◆ Direction: Beginning with the first line, set down every line through the one containing "ax.plot([cx, cx], [head_h, y_end], color='#dddddd', lw=0.8)", exactly as it appears, but not the pictures.
----------------------------------------
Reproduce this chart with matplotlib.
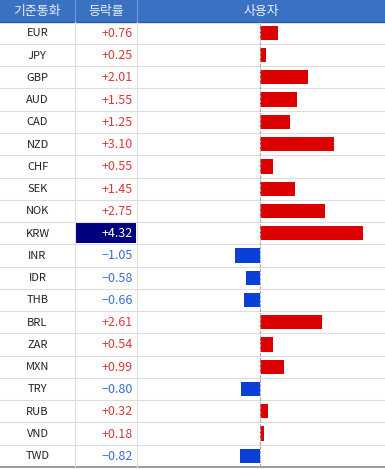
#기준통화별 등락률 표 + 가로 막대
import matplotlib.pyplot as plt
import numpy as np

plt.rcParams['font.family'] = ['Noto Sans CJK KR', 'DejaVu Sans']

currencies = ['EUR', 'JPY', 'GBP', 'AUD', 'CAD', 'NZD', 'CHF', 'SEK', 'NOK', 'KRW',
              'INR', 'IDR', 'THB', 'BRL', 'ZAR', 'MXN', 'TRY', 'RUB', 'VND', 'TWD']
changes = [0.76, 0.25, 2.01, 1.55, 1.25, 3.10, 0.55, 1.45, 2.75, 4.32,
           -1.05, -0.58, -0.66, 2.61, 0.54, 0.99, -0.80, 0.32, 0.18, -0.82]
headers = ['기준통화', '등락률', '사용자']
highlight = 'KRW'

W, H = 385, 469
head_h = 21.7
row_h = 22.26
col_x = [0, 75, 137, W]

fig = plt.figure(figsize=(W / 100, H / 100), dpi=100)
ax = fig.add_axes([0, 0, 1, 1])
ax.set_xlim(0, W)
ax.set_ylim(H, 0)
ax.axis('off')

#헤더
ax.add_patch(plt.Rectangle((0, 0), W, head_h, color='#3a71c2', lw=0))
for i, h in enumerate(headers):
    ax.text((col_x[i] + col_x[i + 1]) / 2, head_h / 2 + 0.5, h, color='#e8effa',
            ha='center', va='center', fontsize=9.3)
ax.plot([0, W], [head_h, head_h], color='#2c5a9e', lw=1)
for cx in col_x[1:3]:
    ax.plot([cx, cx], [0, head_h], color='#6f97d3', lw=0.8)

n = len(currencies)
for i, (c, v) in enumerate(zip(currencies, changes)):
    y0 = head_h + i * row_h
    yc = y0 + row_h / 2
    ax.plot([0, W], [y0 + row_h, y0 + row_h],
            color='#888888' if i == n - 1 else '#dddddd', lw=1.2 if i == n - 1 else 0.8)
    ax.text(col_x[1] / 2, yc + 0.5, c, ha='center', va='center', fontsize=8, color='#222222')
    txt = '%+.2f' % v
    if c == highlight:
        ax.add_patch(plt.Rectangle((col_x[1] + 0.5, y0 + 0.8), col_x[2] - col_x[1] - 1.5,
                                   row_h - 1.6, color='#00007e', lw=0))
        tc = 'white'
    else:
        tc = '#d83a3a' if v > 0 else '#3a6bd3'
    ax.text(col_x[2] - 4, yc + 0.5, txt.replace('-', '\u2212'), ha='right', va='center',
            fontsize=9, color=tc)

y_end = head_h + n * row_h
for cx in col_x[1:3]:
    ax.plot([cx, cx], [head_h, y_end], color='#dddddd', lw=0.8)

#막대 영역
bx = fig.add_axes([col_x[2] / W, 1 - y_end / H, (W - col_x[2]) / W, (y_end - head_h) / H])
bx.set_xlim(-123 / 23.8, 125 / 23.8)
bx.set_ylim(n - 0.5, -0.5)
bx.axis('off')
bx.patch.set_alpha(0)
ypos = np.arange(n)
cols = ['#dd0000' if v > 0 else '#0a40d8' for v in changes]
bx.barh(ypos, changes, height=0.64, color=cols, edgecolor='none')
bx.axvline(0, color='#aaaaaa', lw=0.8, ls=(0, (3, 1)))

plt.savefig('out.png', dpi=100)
----------------------------------------
◆ Answer to the task:
Reproduce this chart with matplotlib.
#기준통화별 등락률 표 + 가로 막대
import matplotlib.pyplot as plt
import numpy as np

plt.rcParams['font.family'] = ['Noto Sans CJK KR', 'DejaVu Sans']

currencies = ['EUR', 'JPY', 'GBP', 'AUD', 'CAD', 'NZD', 'CHF', 'SEK', 'NOK', 'KRW',
              'INR', 'IDR', 'THB', 'BRL', 'ZAR', 'MXN', 'TRY', 'RUB', 'VND', 'TWD']
changes = [0.76, 0.25, 2.01, 1.55, 1.25, 3.10, 0.55, 1.45, 2.75, 4.32,
           -1.05, -0.58, -0.66, 2.61, 0.54, 0.99, -0.80, 0.32, 0.18, -0.82]
headers = ['기준통화', '등락률', '사용자']
highlight = 'KRW'

W, H = 385, 469
head_h = 21.7
row_h = 22.26
col_x = [0, 75, 137, W]

fig = plt.figure(figsize=(W / 100, H / 100), dpi=100)
ax = fig.add_axes([0, 0, 1, 1])
ax.set_xlim(0, W)
ax.set_ylim(H, 0)
ax.axis('off')

#헤더
ax.add_patch(plt.Rectangle((0, 0), W, head_h, color='#3a71c2', lw=0))
for i, h in enumerate(headers):
    ax.text((col_x[i] + col_x[i + 1]) / 2, head_h / 2 + 0.5, h, color='#e8effa',
            ha='center', va='center', fontsize=9.3)
ax.plot([0, W], [head_h, head_h], color='#2c5a9e', lw=1)
for cx in col_x[1:3]:
    ax.plot([cx, cx], [0, head_h], color='#6f97d3', lw=0.8)

n = len(currencies)
for i, (c, v) in enumerate(zip(currencies, changes)):
    y0 = head_h + i * row_h
    yc = y0 + row_h / 2
    ax.plot([0, W], [y0 + row_h, y0 + row_h],
            color='#888888' if i == n - 1 else '#dddddd', lw=1.2 if i == n - 1 else 0.8)
    ax.text(col_x[1] / 2, yc + 0.5, c, ha='center', va='center', fontsize=8, color='#222222')
    txt = '%+.2f' % v
    if c == highlight:
        ax.add_patch(plt.Rectangle((col_x[1] + 0.5, y0 + 0.8), col_x[2] - col_x[1] - 1.5,
                                   row_h - 1.6, color='#00007e', lw=0))
        tc = 'white'
    else:
        tc = '#d83a3a' if v > 0 else '#3a6bd3'
    ax.text(col_x[2] - 4, yc + 0.5, txt.replace('-', '\u2212'), ha='right', va='center',
            fontsize=9, color=tc)

y_end = head_h + n * row_h
for cx in col_x[1:3]:
    ax.plot([cx, cx], [head_h, y_end], color='#dddddd', lw=0.8)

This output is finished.